Nie raz podkreślałem dystans, z jakim podchodzę do sondaży, jako źródła wiedzy o życiu Kościoła. Jestem przekonany, że dają one informację cząstkową, wymagającą umieszczenia w różnych kontekstach i dogłębnej, wielostronnej analizy. Czasami mogą prowadzić do nieprecyzyjnych, czy wręcz błędnych wniosków. Zwłaszcza wtedy, gdy próbują ująć kościelną rzeczywistość przede wszystkim z perspektywy instytucji czy zwykłej doczesnej społeczności. Rozumiem więc zastrzeżenia ks. Wojciecha Sadłonia z Instytutu Statystyki Kościoła Katolickiego SAC, który komentując raport CBOS "Oczekiwane zmiany w nauczaniu Kościoła" zauważył, że nauczanie Kościoła katolickiego jest w nim odrywane od swojego duchowego fundamentu, przede wszystkim Pisma Świętego. "To tak, jakby wystawić nauczanie Kościoła w konkursie popularności" - powiedział. Coś w tym jest. Problem w tym, że dobie powszechnego lajkowania i zabiegania o popularność nawet w grupie rówieśników z przedszkola, nie tylko nie da się uniknąć takiego podejścia, ale ma ono realny wpływ na życie Kościoła.
Z "popularnością" swego nauczania mierzył się także Pan Jezus. Ewangeliści raz po raz podają liczby ludzi, którzy przyszli, aby Go słuchać. Dojmujący jest też opis licznych odejść po mowie eucharystycznej Chrystusa. "Trudna jest ta mowa. Któż jej może słuchać?" - mówili wówczas słuchacze i przestawiali za Nim chodzić. Jak dramatyczna musiała być sytuacja świadczy pytanie, które Jezus skierował do Dwunastu: "Czyż i wy chcecie odejść?".
Faktycznym miernikiem akceptacji i przyjęcia nauczania Kościoła jest życie jego członków. Także tych, którzy z pełną świadomością grzechu żyją w konkubinacie czy tych, którzy po latach bezskutecznego leczenia decydują się na poczęcie potomstwa metodą in vitro.

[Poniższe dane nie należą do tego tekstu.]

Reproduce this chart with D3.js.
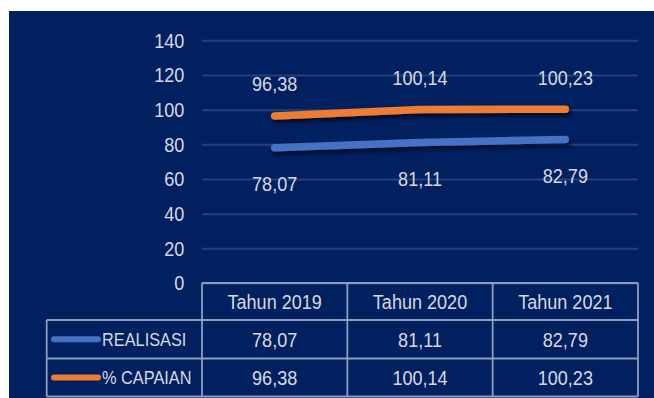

Ks. prof. Andrzej Draguła, dyrektor Instytutu Filozoficzno-Teologicznego w Zielonej Górze i znany publicysta, odnosząc się do wyników badań CBOS na temat oczekiwania zmian w nauczaniu Kościoła zwrócił uwagę na bardzo istotny problem. Jego zdaniem, dzisiaj ludzie z pełnym przekonaniem deklarujący się jako katolicy coraz częściej chcą wiedzieć dlaczego mają przestrzegać przykazań, chcą wiedzieć jaki jest sens norm podawanych im przez Kościół. "Nie chcą natomiast jedynie słuchać, że "Bóg tak powiedział"..." - stwierdził, wskazując, że żyjemy w czasach, których chwieje się nawet autorytet Boga.
Myślę, że nie wprost ks. Draguła poruszył niezwykle palącą kwestię sposobu nauczania we współczesnym Kościele.
W adhortacji apostolskiej "Evangelii gaudium" papież Franciszek zamieścił zaskakująco długi i precyzyjny wywód na temat przepowiadania słowa, ze szczególnym uwzględnieniem homilii. Z przykrością odnotowałem już wiele razy, że księża, którzy zdecydowali się papieski dokument przeczytać, tę część dokumentu raczej przejrzeli niż przeczytali, a niektórzy po prostu zupełnie go pominęli. "Homiletyki to mnie w seminarium uczyli" - uzasadniali.
Szkoda, ponieważ Franciszek zwraca uwagę na kilka bardzo istotnych aspektów głoszenia Ewangelii. Przede wszystkim pokazuje je w perspektywie dialogu. Przypomina między innymi, że kaznodzieja powinien także słuchać ludu, aby odkryć to, co wierni powinni usłyszeć. "Kaznodzieja jest człowiekiem kontemplującym Słowo, a także kontemplującym lud. W ten sposób odkrywa on pragnienia, bogactwa i ograniczenia, sposoby modlenia się, kochania, patrzenia na życie i świat - to wszystko, co wyróżnia daną społeczność ludzką, zwracając uwagę na konkretny lud z jego znakami i symbolami, i odpowiadając na pytania, jakie stawia. Chodzi o powiązanie przesłania tekstu biblijnego z ludzką sytuacją, z tym, czym ludzie żyją, z doświadczeniem potrzebującym światła Słowa".
Żeby nie było wątpliwości. Według Franciszka ta troska nie oznacza przyjmowania w przepowiadaniu postawy oportunistycznej lub dyplomatycznej. To troska głęboko religijna i duszpasterska. Nie chodzi o to, aby zmieniać prawdy wiary i zasady moralne. Rzecz w tym, aby głosić je w taki sposób, żeby ludzie rozumieli ich sens i znaczenie dla ich życia. Wiecznego i doczesnego.